Вскрыла рану. Там уже началось нагноение. Мужчина вздрогнул и застонал. Но в сознание так и не приходил. С одной стороны хорошо, с другой стороны не очень. Но бог не выдаст, свинья не съест. Рану промывала отваром ромашки, который принесла травница. Я похвалила её. Ромашка одно из растений обладающих самым мощным бактерицидным и антисептическим свойством. Знахарка мне ничего не ответила, только странно посмотрела на меня. В её глазах было такое выражение: «Тоже мне, специЯлист выискалась, сама знаю». Ну или что-то подобное. Часть повреждённых и уже начавших отмирать тканей пришлось срезать и удалить. Пациент стонал, потом захрипел и пришёл в себя. Смотрел на меня каким-то диким, полным боли взглядом.
— Терпи воин, — сказала ему, — генералом станешь. Медаль получишь. На пенсию по выслуге выйдешь. — Говорила, чтобы отвлечь. Сама делала своё дело. Почистив и обработав рану, начала сшивать. Мужчина опять потерял сознание. Да, дядечке не позавидуешь. Но извините, у меня тут анестезии нет. Если только в лоб ему зарядить, но этого не потребовалось. Он сам отключился. Рану я зашила. Обтёрла её и вокруг неё чистой тряпкой смоченной в отваре ромашки. Потом забинтовала чистыми полосами небелёной ткани. Посмотрела на девчонку. Она была бледная, но держалась. Сказала ей, чтобы убрала окровавленные тряпки. Помыла нож в теплой воде, потом протёрла его самогоном. Засунула в ножны.
— Операция закончена! Всем спасибо! — Объявила своей бригаде скорой помощи. Коновал смотрел на кувшин со средневековым самогоном, который по недоразумению называли хлебным вином.
— Что выпить охота? — Спросила его. Он сглотнул.
— Если можно, боярыня. Я когда руки то с ногами отрезаю, мне всегда наливают.

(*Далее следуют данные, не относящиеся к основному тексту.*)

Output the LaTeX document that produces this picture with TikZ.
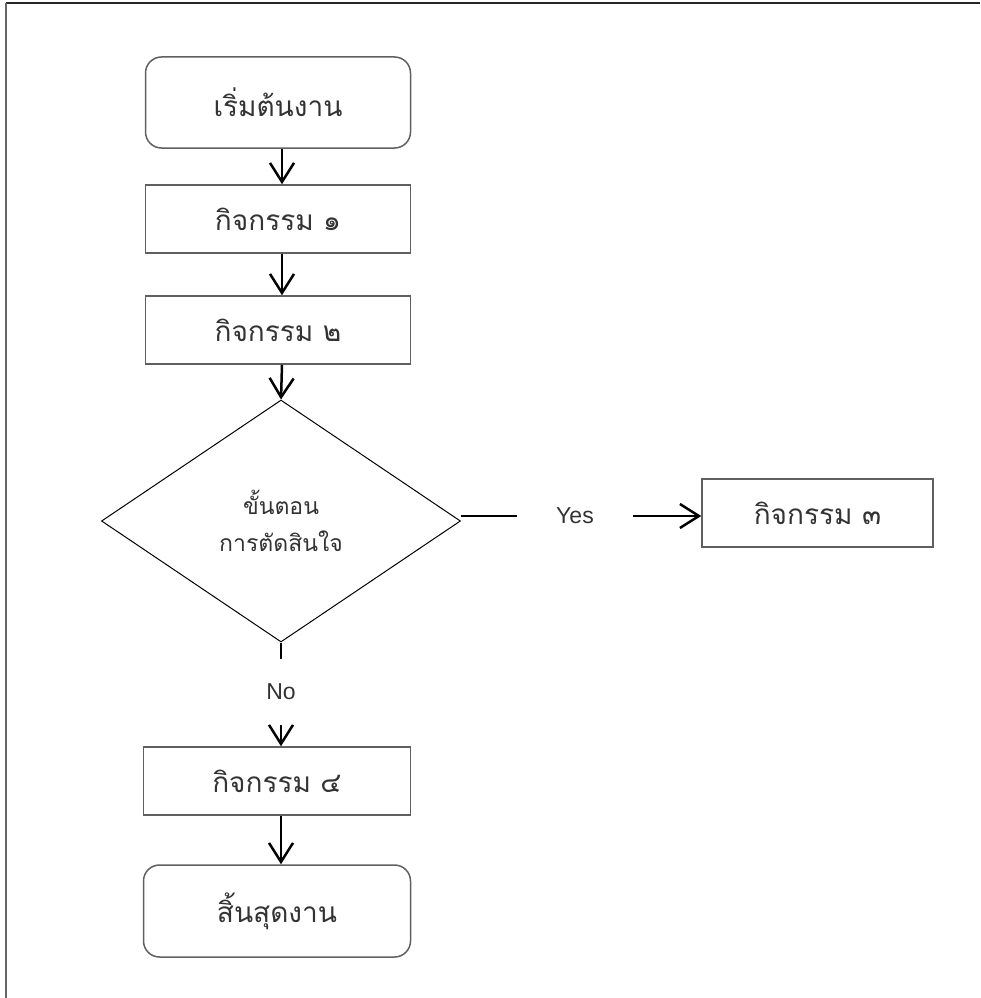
\documentclass[tikz,border=0pt]{standalone}
\usepackage{fontspec}
\setmainfont{Liberation Sans}
\newfontfamily\thaifont[Script=Thai]{Loma}
\usetikzlibrary{shapes.geometric,arrows.meta}
\definecolor{boxgray}{HTML}{606060}
\definecolor{txtgray}{HTML}{333333}
\tikzset{
  procbox/.style={draw=boxgray,line width=1.5pt,minimum width=265pt,minimum height=68pt,inner sep=0pt,font=\thaifont\fontsize{28}{32}\selectfont,text=txtgray},
  termbox/.style={procbox,rounded corners=16pt,minimum height=91pt},
  decbox/.style={draw=black,line width=1pt,diamond,minimum width=359pt,minimum height=242pt,inner sep=0pt,align=center,font=\thaifont\fontsize{23}{37}\selectfont,text=txtgray},
  flow/.style={line width=2.5pt,-{Straight Barb[length=19pt,width=24pt,line width=2.5pt]}},
  plain/.style={line width=2.5pt},
  lbl/.style={font=\fontsize{23}{27}\selectfont,text=txtgray,inner sep=0pt}
}
\begin{document}
\begin{tikzpicture}[x=1pt,y=-1pt]
\useasboundingbox (0,0) rectangle (980,998);
\coordinate (ftl) at (6,3);
\coordinate (ftr) at (980,3);
\coordinate (fbl) at (6,998);
\draw[line width=2pt,black!85] (ftl) -- (ftr);
\draw[line width=2pt,black!60] (ftl) -- (fbl);

\node[termbox] (start) at (278,102.5) {เริ่มต้นงาน};
\node[procbox] (a1) at (278,219) {กิจกรรม ๑};
\node[procbox] (a2) at (278,330) {กิจกรรม ๒};
\node[decbox] (dec) at (281,521) {ขั้นตอน\\การตัดสินใจ};
\node[procbox,minimum width=231pt] (a3) at (817.5,513) {กิจกรรม ๓};
\node[lbl,minimum width=116pt,minimum height=20pt] (yes) at (575,516) {Yes};
\node[lbl,minimum height=66pt] (no) at (281,692) {No};
\node[procbox,minimum width=267pt] (a4) at (277,781) {กิจกรรม ๔};
\node[termbox,minimum width=267pt,minimum height=92pt] (end) at (277,911) {สิ้นสุดงาน};

\draw[flow] (start.south -| 282,0) -- (a1.north -| 282,0);
\draw[flow] (a1.south -| 282,0) -- (a2.north -| 282,0);
\draw[flow] (a2.south -| 282,0) -- (dec.north);
\draw[plain] (dec.east |- yes.west) -- (yes.west);
\draw[flow] (yes.east) -- (a3.west |- yes.east);
\draw[plain] (dec.south) -- (no.north);
\draw[flow] (no.south) -- (a4.north -| no.south);
\draw[flow] (a4.south -| no.south) -- (end.north -| no.south);
\end{tikzpicture}
\end{document}
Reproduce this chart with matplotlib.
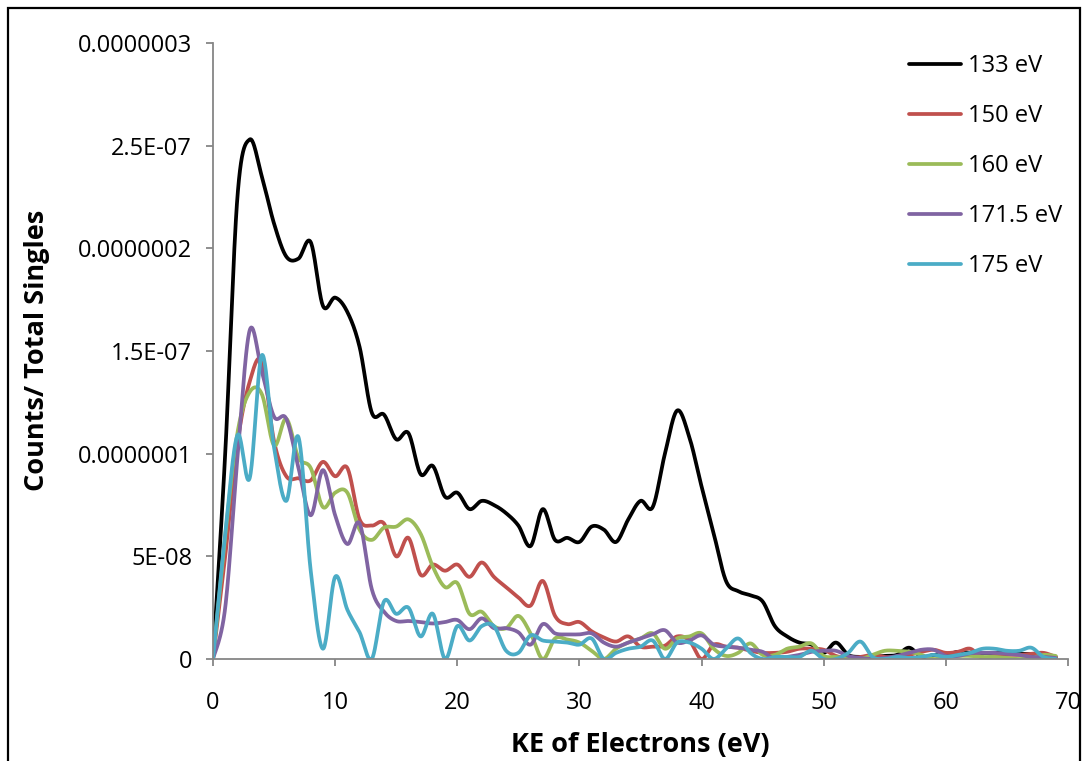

Разрешила. Полковша коновал выхлебал, как родниковую воду. И его глаза посоловели, стали добрее. Кошмар какой. Взяла больного за запястье, засекла время, считая его пульс. Все трое на меня удивлённо смотрели. Так, пульс учащённый. К сожалению, не знала какое давление. Но тут уж ничего не поделаешь. Вышла на крыльцо. Стояла и дышала, сняв повязку. Елены нигде не было, как и моей сумки. Тут же ко мне подошёл Иван. Откуда он взялся, я так и не поняла.
— Княгиня, ну как там дядька?
— А он тебе дядя, родич?
— Нет. Он батюшкин боевой побратим. Наш с братом пестун, учитель. С малых лет мы его знаем. Потому и зовём дядькой.
— Ну что я могу сказать? Рану я ему почистила и зашила. Очень надеюсь, что не будет заражения и огневицы. Но гарантировать не могу… Обещать, не могу, что он выживет. У меня нет инструментов для оперативного вмешательства. Нет лекарств. Практически ничего нет, кроме ножа и отвара ромашки. Здесь половина на половину, выживет или нет. Тем более нагноение пошло, хоть я его и убрала, но всякое может быть. Будем надеяться, что твой дядька сильный мужчина и его организм победит недуг. А где Елена?
— Её в женскую половину увели. Негоже благородной девице в мужских портах ходить, да ещё драных. И тебе бы, княгиня тоже переодеться нужно.
— Не нужно. Мне и так хорошо. Куча платьев, рубах и юбок сковывают движение. А я не привыкла к этому. Мне нужна свобода манёвра. — Посмотрела на молодого боярина. Он не понимал. Я покачала головой и похлопала его по плечу. — Не бери в голову, боярин Иван Вяземский. Но, давай так. Я сама подберу нам с сестрой одежду. Хорошо? Не беспокойся, приличия будут соблюдены.